One common formative assessment JPS is using for all kindergarten through tenth grade students is called MAP (Measures of Academic Performance) for English Language Arts (ELA) and Math. MAP is a personalized screener that adapts to each student’s learning level and is taken on a computer or iPad three times a year to support day-to-day learning.
MAP is student-paced, untimed, and can be stopped for a break and re-started where the student left off. MAP is adaptive, if a student gets a question right, the next question will be more difficult. If a student gets a question wrong, the next question will be easier. The results give teachers a very precise look into which topics students are struggling with in a lesson. One of the most important parts of MAP is that it gives teachers individualized results for each student within 24 hours, unlike the NYS tests, which is often months after the exam. The district began using MAP assessments for math in the 2013-14 school year. ELA MAP was utilized in the middle schools last year and introduced at the elementary school and high school level this year.

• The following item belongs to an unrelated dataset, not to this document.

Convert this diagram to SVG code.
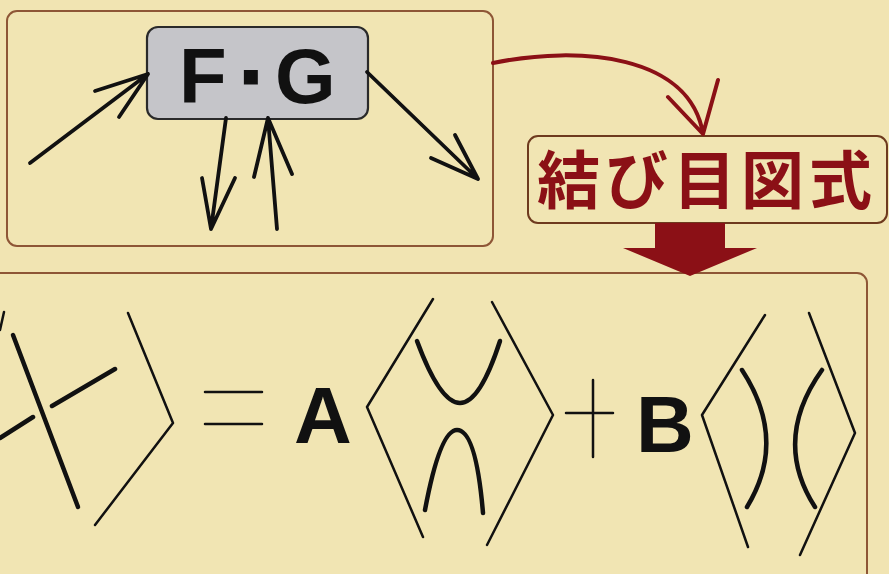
<svg xmlns="http://www.w3.org/2000/svg" width="889" height="574" viewBox="0 0 889 574">
  <style>
    .panel { fill: #f1e5b3; stroke: #8e5636; stroke-width: 2; }
    .ink { fill: none; stroke: #111; stroke-linecap: round; stroke-linejoin: round; }
    .arrow { stroke-width: 3.8; }
    .frame { stroke-width: 2.5; }
    .strand { stroke-width: 4.5; }
    .latin { font-family: "Liberation Sans", Arial, sans-serif; font-weight: bold; fill: #111; }
    .red { fill: #8b1016; }
  </style>

  <rect x="0" y="0" width="889" height="574" fill="#f1e4b2"/>

  <!-- upper panel: the F·G vertex with its legs -->
  <g id="vertex-panel">
    <rect class="panel" x="7" y="11" width="486" height="235" rx="10"/>
  </g>

  <g id="fg-node">
    <rect x="147" y="27" width="221" height="92" rx="11" fill="#c5c5c9" stroke="#2a2a2a" stroke-width="2.2"/>
    <text class="latin" y="103" font-size="78"><tspan x="179">F</tspan><tspan x="240" stroke="#111" stroke-width="3">·</tspan><tspan x="275">G</tspan></text>
  </g>

  <!-- label box -->
  <g id="diagram-label">
    <rect x="528" y="136" width="359" height="87" rx="10" fill="#f1e5b3" stroke="#6e3a1e" stroke-width="2"/>
    <text x="707" y="203" text-anchor="middle" font-size="63" letter-spacing="5" font-weight="bold" class="red" font-family="'Noto Sans CJK JP', 'Noto Sans CJK SC', sans-serif">結び目図式</text>
  </g>

  <!-- lower panel: skein relation -->
  <g id="skein-panel">
    <rect class="panel" x="-20" y="273" width="887" height="330" rx="10"/>
  </g>

  <g id="connectors">
    <!-- legs of the vertex -->
    <g class="ink arrow">
      <path d="M30,163 L148,74 M95,91 L148,74 L119,117"/>
      <path d="M226,118 L211,229 M202,178 L211,229 L235,178"/>
      <path d="M277,229 L268,118 M254,177 L268,118 L292,174"/>
      <path d="M367,72 L478,179 M431,158 L478,179 L455,135"/>
    </g>
    <!-- curved arrow to the label -->
    <path d="M493,63 C580,45 690,55 703,134 M668,97 L703,134 L718,80" fill="none" stroke="#8b1016" stroke-width="4" stroke-linecap="round" stroke-linejoin="round"/>
    <!-- block arrow down to the relation -->
    <polygon points="655,223 725,223 725,248 757,248 690,276 623,248 655,248" fill="#8b1016"/>
  </g>

  <!-- crossing diagram -->
  <g id="crossing" class="ink">
    <path class="frame" d="M0,330 L4,312"/>
    <path class="strand" d="M13,335 L78,507"/>
    <path class="strand" d="M0,438 L33,417 M52,406 L115,369"/>
    <path class="frame" d="M128,313 L173,423 L95,525"/>
  </g>

  <g id="equals" class="ink">
    <path class="frame" d="M205,392 L262,392 M205,424 L262,424"/>
  </g>

  <g id="coef-a">
    <text class="latin" x="294" y="443" font-size="80">A</text>
  </g>

  <!-- smoothing: horizontal -->
  <g id="smoothing-a" class="ink">
    <path class="frame" d="M433,299 L367,407 L423,537"/>
    <path class="frame" d="M492,302 L553,415 L487,545"/>
    <path class="strand" d="M417,341 Q440,403 460,403 Q480,403 500,341"/>
    <path class="strand" d="M425,510 Q440,430 457,430 Q476,430 483,513"/>
  </g>

  <g id="plus" class="ink">
    <path class="frame" d="M593,380 L593,457 M566,413 L613,413"/>
  </g>

  <g id="coef-b">
    <text class="latin" x="636" y="452" font-size="80">B</text>
  </g>

  <!-- smoothing: vertical -->
  <g id="smoothing-b" class="ink">
    <path class="frame" d="M765,315 L702,415 L748,547"/>
    <path class="frame" d="M809,313 L855,433 L800,555"/>
    <path class="strand" d="M742,370 Q788,440 747,507"/>
    <path class="strand" d="M822,370 Q772,440 815,507"/>
  </g>
</svg>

“MAP is a useful tool for teachers as it informs us on the strengths and needs of our students on a individual basis,” said Persell Middle School teachers Ashley Keiser and Annika Putney. “We can also use MAP data during conversations with parents that are very specific in how their child is doing in ELA and math. This helps the parents, teachers, and students set educational goals together.”
MAP is administered in a stress-free environment and many students understand that MAP is intended to give a snapshot of whether or not they understand what they are learning throughout the school year.
“Last year I took the MAP in ELA and math,” said Jefferson Middle School 6th grader, Mia Brown. “I think it’s a fun way to test because I like being on the computer. As you get questions right, they get harder. I think it’s good to find out if you are progressing and the level you are at so you can get better. I think teachers use it to teach us, help us and challenge us.”
Research does show that periodic checks, like MAP, give a snapshot of how JPS students are performing compared to students across the nation.
“MAP is very individualized,” said Jefferson Middle School Principal Carm Proctor. “It gives teachers a place to begin and then to follow-through. The middle schools hope to use it in conversations with parents at parent-teacher conferences because it give specifics – maybe a student is fantastic at division but feels challenged working with fractions. MAP will tell us that quickly so that we can adjust that child’s instruction.”
This year, middle school students will also have access to Compass Learning, a computer-based program that works with MAP to accelerate student learning. This online tutorial will allow students to receive individualized instruction both in the classroom and at home in areas that they are challenged, or enrichment for areas where they excel.